Never again 9/11
On September 11th, 2001, the world changed forever. Anyone of us who was living at that time can remember where we were when the news hit. It was clear that it wasn’t just “another disaster”; it wasn’t a force of nature that was bigger than us all. It was a great evil beyond our ability to fathom.
It changed the future of everything for all of us, both as individuals and collectively as a society. It was an act of betrayal against the basic human trust we put in one another – that some lines can’t be crossed.
9/11 also changed intelligence agencies all around the world in the way threats are perceived and how we read reports. Since then, many preventative policies have been set in place, like airport and public facility security protocols and procedures.

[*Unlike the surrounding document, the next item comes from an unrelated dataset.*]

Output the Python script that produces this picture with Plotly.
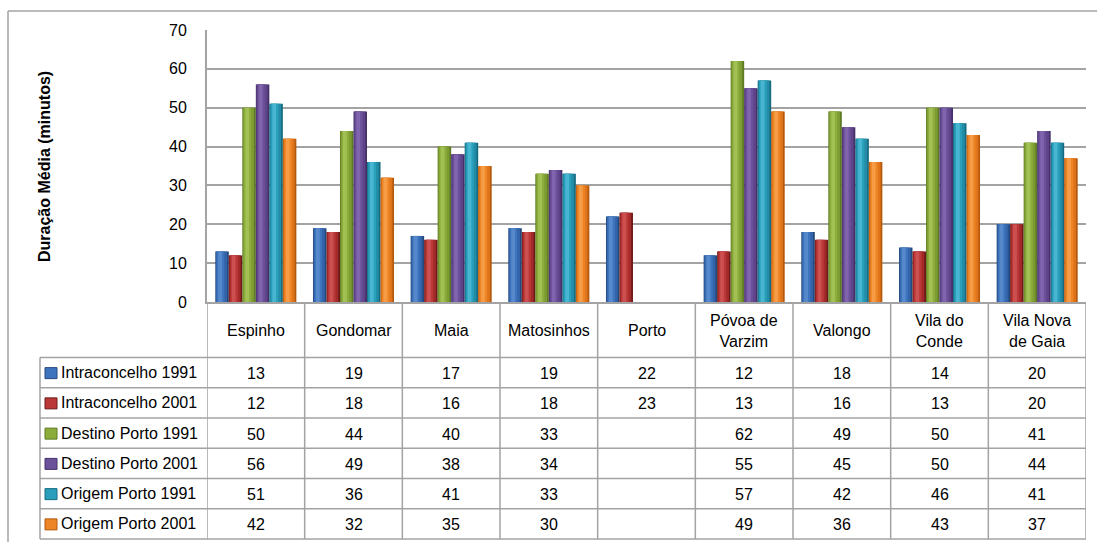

A few weeks before 9/11, I had just finished my basic training with the Israeli defense force. We are rigorously trained to fight terror and eliminate threats, and trained to keep the country safe and protect its borders. We felt invisible and proud to serve (because reality didn’t hit us hard yet).
But on that day, terror became present in each and every one of us. That was the point of it, in the eyes of the savages who planned and committed this attack, to instill fear and change the political agenda. They succeeded. It can be undone.
Where the Twin Towers once were, there are now big holes in the ground as a monument. Nothing can be built on top of it, and these holes in the ground will continue to represent the tragedy forever.
So, how does all of that connect with Krav Maga?
Some of the 9/11 attackers had received martial arts training. In the months leading up to the attacks, the hijackers who were part of the core group known as the “muscle hijackers,” engaged in intensive physical fitness training and martial arts training. They took classes to improve their physical fitness, coordination, and combat skills in preparation. However, their level of martial arts proficiency was not particularly advanced or specialized. The primary goal of their training was to be physically capable of carrying out the hijackings and any subsequent attacks, rather than becoming highly skilled at fighting.
As a trainer, I always consider the motivation of each student who comes to my gym. I always ask what brings you to training with us? Although I don’t believe anyone with ill intentions will likely share the truth, it’s still important to ask and check all the boxes before we even start training.
The baseline philosophy of Krav Maga is “so that one may walk in peace,” which means I will never train anyone who wishes to hurt others or has the potential of misusing their knowledge.
Great knowledge in the wrong hands is always a bad idea for the safety of others.
When you are at a “dead end,” meaning you can’t avoid a fight, and you are dealing with a crazy person with a purpose, you know there will be damage on the other side of the incident. Sometimes, the only options to choose from are: “a horrible disaster or a much greater disaster.” If the only options are bad, we will need to think about what would be the least horrible option.
Now imagine that on the plane headed towards the World Trade Center, there were a couple of passengers or crew members who were well-trained fighters and could manage to subdue the terrorist hijackers before the full takeover of the plane.
Wouldn’t that be amazing? Yes, but that happy ending is mostly found in scripted big Hollywood action films.
What if some people on board had the courage to resist, with or without training, but determined to stop the attack? Could they help steer the plane so as not to hit the towers?
Perhaps that would cause a plane crash that could likely kill all passengers but result in a lesser catastrophe.
What if ALL the passengers resisted and fought to keep the plane safe? Perhaps some would have died, but most may have not. It would be a disaster but not as nearly as horrific as what we know today as 9/11.
I can continue speculating with many “what if” scenarios, but it’s not productive. No one, before this event, could have ever imagined such an insane attack. When we need to “Save the day,” we don’t get an invite by email ahead of time so we can best prepare. Instead, we find ourselves having to act outside of our comfort zone.
As we say in the military, “We are best prepared for the previous war.”
Heroic acts are based on moments in time that prevailed when YOU were in the right (or wrong) place in the right (wrong) time. It may be reality, or destiny, that chooses you to act on behalf of the greater good. If you do nothing, lives may be lost. If you try to do something, you might save the day or get hurt, slowing the attacker down. With enough people with the kind of mindset that tries, the survival chances for everyone can significantly increase.
״כשהגלים מתחזקים החזקים מתגלים״
This phrase is a play on words in both Hebrew and English; in context, it means “When the going gets tough, the tough get going.” In other words, when the situation becomes difficult, the strong and enduring will become fully engaged!
Never again isn’t just a hashtag for 9/11. It’s about doing all we can to learn from the past and not allow catastrophe to happen again. And it’s best to act preemptively.
Not only heroic acts count as amazing. But helping others, in any form we can, counts too. Small gestures in large quantities would make such a huge difference in the world.